▸ **Instructions for the task**
Word for word, print each line of the listing below; pictures stay out.

▸ **Data provided**
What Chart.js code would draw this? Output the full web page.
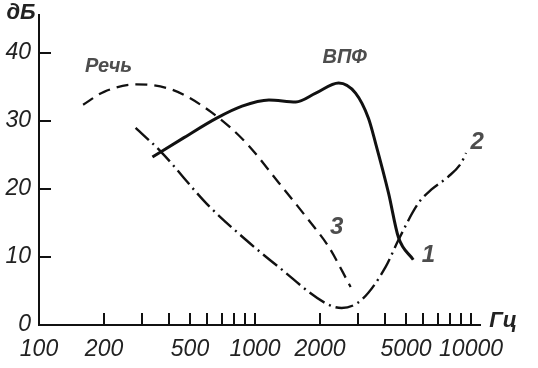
<!DOCTYPE html>
<html>
<head>
<meta charset="utf-8">
<script src="https://cdn.jsdelivr.net/npm/chart.js@4"></script>
<style>
  body { margin: 0; background: #fff; }
</style>
</head>
<body>
<canvas id="chart" width="538" height="368"></canvas>
<script>
// speech spectrum (dashed, "Речь" / 3)
const speechFreq = [160, 200, 283, 414, 634, 909, 1290, 1774, 2193, 2770];
const speechDb = [32.4, 34.3, 35.4, 34.6, 31.2, 26.8, 20.9, 15.4, 11.5, 5.6];

// ВПФ response (solid, 1)
const vpfFreq = [335, 471, 661, 871, 1160, 1545, 1910, 2438, 2920, 3350, 3610, 4150, 4610, 5400];
const vpfDb = [24.7, 27.6, 30.4, 32.2, 33.1, 32.8, 34.1, 35.6, 34.1, 30.4, 26.8, 19.4, 12.9, 9.6];

// curve 2 (dash-dot)
const curve2Freq = [280, 369, 595, 909, 1290, 2124, 2518, 3113, 4017, 4610, 5700, 6540, 7830, 8990, 9480];
const curve2Db = [29.0, 25.4, 17.9, 12.5, 8.5, 3.2, 2.5, 3.7, 8.5, 12.5, 17.9, 19.9, 21.8, 23.8, 25.3];

// axis ticks
const xTickValues = [100, 200, 300, 400, 500, 600, 700, 800, 900, 1000,
  2000, 3000, 4000, 5000, 6000, 7000, 8000, 9000, 10000];
const xTickLabels = [100, 200, 500, 1000, 2000, 5000, 10000];
const yTickValues = [0, 10, 20, 30, 40];

// curve labels: [text, freq, dB, size]
const curveLabels = [
  ['Речь', 210, 38.1, 20],
  ['ВПФ', 2600, 39.4, 20],
  ['1', 6340, 10.3, 24],
  ['2', 10660, 26.8, 24],
  ['3', 2388, 14.4, 24]
];

const pts = (xs, ys) => xs.map((x, i) => ({x: x, y: ys[i]}));
const tickFont = {family: '"Liberation Sans Narrow", "Liberation Sans", Arial, sans-serif', size: 23, style: 'italic'};

const marks = {
  id: 'marks',
  afterDraw(chart) {
    const ctx = chart.ctx;
    const x = chart.scales.x, y = chart.scales.y;
    const area = chart.chartArea;
    ctx.save();
    ctx.strokeStyle = '#111';
    ctx.lineWidth = 2;
    ctx.beginPath();
    xTickValues.forEach(v => {
      if (v === 100) return;
      const px = Math.round(x.getPixelForValue(v));
      ctx.moveTo(px, area.bottom);
      ctx.lineTo(px, area.bottom - 12);
    });
    yTickValues.forEach(v => {
      if (v === 0) return;
      const py = Math.round(y.getPixelForValue(v));
      ctx.moveTo(area.left, py);
      ctx.lineTo(area.left + 12, py);
    });
    ctx.stroke();

    ctx.fillStyle = '#4d4d4d';
    ctx.textAlign = 'center';
    ctx.textBaseline = 'middle';
    curveLabels.forEach(l => {
      ctx.font = 'italic bold ' + l[3] + 'px "Liberation Sans", Arial, sans-serif';
      ctx.fillText(l[0], x.getPixelForValue(l[1]), y.getPixelForValue(l[2]));
    });

    ctx.fillStyle = '#222';
    ctx.font = 'italic bold 22px "Liberation Sans", Arial, sans-serif';
    ctx.fillText('дБ', area.left - 18, area.top - 2);
    ctx.fillText('Гц', area.right + 23, area.bottom - 4);
    ctx.restore();
  }
};

new Chart(document.getElementById('chart'), {
  type: 'line',
  data: {
    datasets: [
      {
        data: pts(speechFreq, speechDb),
        borderColor: '#111',
        borderWidth: 2.3,
        borderDash: [12, 7],
        pointRadius: 0,
        cubicInterpolationMode: 'monotone'
      },
      {
        data: pts(vpfFreq, vpfDb),
        borderColor: '#111',
        borderWidth: 3,
        pointRadius: 0,
        cubicInterpolationMode: 'monotone'
      },
      {
        data: pts(curve2Freq, curve2Db),
        borderColor: '#111',
        borderWidth: 2.4,
        borderDash: [18, 5, 2, 5],
        pointRadius: 0,
        cubicInterpolationMode: 'monotone'
      }
    ]
  },
  options: {
    responsive: false,
    animation: false,
    layout: {padding: {top: 15, right: 58, left: 0, bottom: 0}},
    plugins: {legend: {display: false}, tooltip: {enabled: false}},
    scales: {
      x: {
        type: 'logarithmic',
        min: 100,
        max: 11000,
        grid: {display: false, drawTicks: false},
        border: {display: true, color: '#111', width: 2},
        afterBuildTicks: s => { s.ticks = xTickLabels.map(v => ({value: v})); },
        afterFit: s => { s.height = 43; s.paddingLeft = 0; s.paddingRight = 0; },
        ticks: {
          color: '#222',
          font: tickFont,
          padding: 11,
          maxRotation: 0,
          autoSkip: false,
          callback: v => String(v)
        }
      },
      y: {
        min: 0,
        max: 45.6,
        grid: {display: false, drawTicks: false},
        border: {display: true, color: '#111', width: 2},
        afterBuildTicks: s => { s.ticks = yTickValues.map(v => ({value: v})); },
        afterFit: s => { s.width = 39; s.paddingTop = 0; s.paddingBottom = 0; },
        ticks: {
          color: '#222',
          font: tickFont,
          padding: 8,
          callback: v => String(v)
        }
      }
    }
  },
  plugins: [marks]
});
</script>
</body>
</html>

▸ **Solution**
What Chart.js code would draw this? Output the full web page.
<!DOCTYPE html>
<html>
<head>
<meta charset="utf-8">
<script src="https://cdn.jsdelivr.net/npm/chart.js@4"></script>
<style>
  body { margin: 0; background: #fff; }
</style>
</head>
<body>
<canvas id="chart" width="538" height="368"></canvas>
<script>
// speech spectrum (dashed, "Речь" / 3)
const speechFreq = [160, 200, 283, 414, 634, 909, 1290, 1774, 2193, 2770];
const speechDb = [32.4, 34.3, 35.4, 34.6, 31.2, 26.8, 20.9, 15.4, 11.5, 5.6];

// ВПФ response (solid, 1)
const vpfFreq = [335, 471, 661, 871, 1160, 1545, 1910, 2438, 2920, 3350, 3610, 4150, 4610, 5400];
const vpfDb = [24.7, 27.6, 30.4, 32.2, 33.1, 32.8, 34.1, 35.6, 34.1, 30.4, 26.8, 19.4, 12.9, 9.6];

// curve 2 (dash-dot)
const curve2Freq = [280, 369, 595, 909, 1290, 2124, 2518, 3113, 4017, 4610, 5700, 6540, 7830, 8990, 9480];
const curve2Db = [29.0, 25.4, 17.9, 12.5, 8.5, 3.2, 2.5, 3.7, 8.5, 12.5, 17.9, 19.9, 21.8, 23.8, 25.3];

// axis ticks
const xTickValues = [100, 200, 300, 400, 500, 600, 700, 800, 900, 1000,
  2000, 3000, 4000, 5000, 6000, 7000, 8000, 9000, 10000];
const xTickLabels = [100, 200, 500, 1000, 2000, 5000, 10000];
const yTickValues = [0, 10, 20, 30, 40];

// curve labels: [text, freq, dB, size]
const curveLabels = [
  ['Речь', 210, 38.1, 20],
  ['ВПФ', 2600, 39.4, 20],
  ['1', 6340, 10.3, 24],
  ['2', 10660, 26.8, 24],
  ['3', 2388, 14.4, 24]
];

const pts = (xs, ys) => xs.map((x, i) => ({x: x, y: ys[i]}));
const tickFont = {family: '"Liberation Sans Narrow", "Liberation Sans", Arial, sans-serif', size: 23, style: 'italic'};

const marks = {
  id: 'marks',
  afterDraw(chart) {
    const ctx = chart.ctx;
    const x = chart.scales.x, y = chart.scales.y;
    const area = chart.chartArea;
    ctx.save();
    ctx.strokeStyle = '#111';
    ctx.lineWidth = 2;
    ctx.beginPath();
    xTickValues.forEach(v => {
      if (v === 100) return;
      const px = Math.round(x.getPixelForValue(v));
      ctx.moveTo(px, area.bottom);
      ctx.lineTo(px, area.bottom - 12);
    });
    yTickValues.forEach(v => {
      if (v === 0) return;
      const py = Math.round(y.getPixelForValue(v));
      ctx.moveTo(area.left, py);
      ctx.lineTo(area.left + 12, py);
    });
    ctx.stroke();

    ctx.fillStyle = '#4d4d4d';
    ctx.textAlign = 'center';
    ctx.textBaseline = 'middle';
    curveLabels.forEach(l => {
      ctx.font = 'italic bold ' + l[3] + 'px "Liberation Sans", Arial, sans-serif';
      ctx.fillText(l[0], x.getPixelForValue(l[1]), y.getPixelForValue(l[2]));
    });

    ctx.fillStyle = '#222';
    ctx.font = 'italic bold 22px "Liberation Sans", Arial, sans-serif';
    ctx.fillText('дБ', area.left - 18, area.top - 2);
    ctx.fillText('Гц', area.right + 23, area.bottom - 4);
    ctx.restore();
  }
};

new Chart(document.getElementById('chart'), {
  type: 'line',
  data: {
    datasets: [
      {
        data: pts(speechFreq, speechDb),
        borderColor: '#111',
        borderWidth: 2.3,
        borderDash: [12, 7],
        pointRadius: 0,
        cubicInterpolationMode: 'monotone'
      },
      {
        data: pts(vpfFreq, vpfDb),
        borderColor: '#111',
        borderWidth: 3,
        pointRadius: 0,
        cubicInterpolationMode: 'monotone'
      },
      {
        data: pts(curve2Freq, curve2Db),
        borderColor: '#111',
        borderWidth: 2.4,
        borderDash: [18, 5, 2, 5],
        pointRadius: 0,
        cubicInterpolationMode: 'monotone'
      }
    ]
  },
  options: {
    responsive: false,
    animation: false,
    layout: {padding: {top: 15, right: 58, left: 0, bottom: 0}},
    plugins: {legend: {display: false}, tooltip: {enabled: false}},
    scales: {
      x: {
        type: 'logarithmic',
        min: 100,
        max: 11000,
        grid: {display: false, drawTicks: false},
        border: {display: true, color: '#111', width: 2},
        afterBuildTicks: s => { s.ticks = xTickLabels.map(v => ({value: v})); },
        afterFit: s => { s.height = 43; s.paddingLeft = 0; s.paddingRight = 0; },
        ticks: {
          color: '#222',
          font: tickFont,
          padding: 11,
          maxRotation: 0,
          autoSkip: false,
          callback: v => String(v)
        }
      },
      y: {
        min: 0,
        max: 45.6,
        grid: {display: false, drawTicks: false},
        border: {display: true, color: '#111', width: 2},
        afterBuildTicks: s => { s.ticks = yTickValues.map(v => ({value: v})); },
        afterFit: s => { s.width = 39; s.paddingTop = 0; s.paddingBottom = 0; },
        ticks: {
          color: '#222',
          font: tickFont,
          padding: 8,
          callback: v => String(v)
        }
      }
    }
  },
  plugins: [marks]
});
</script>
</body>
</html>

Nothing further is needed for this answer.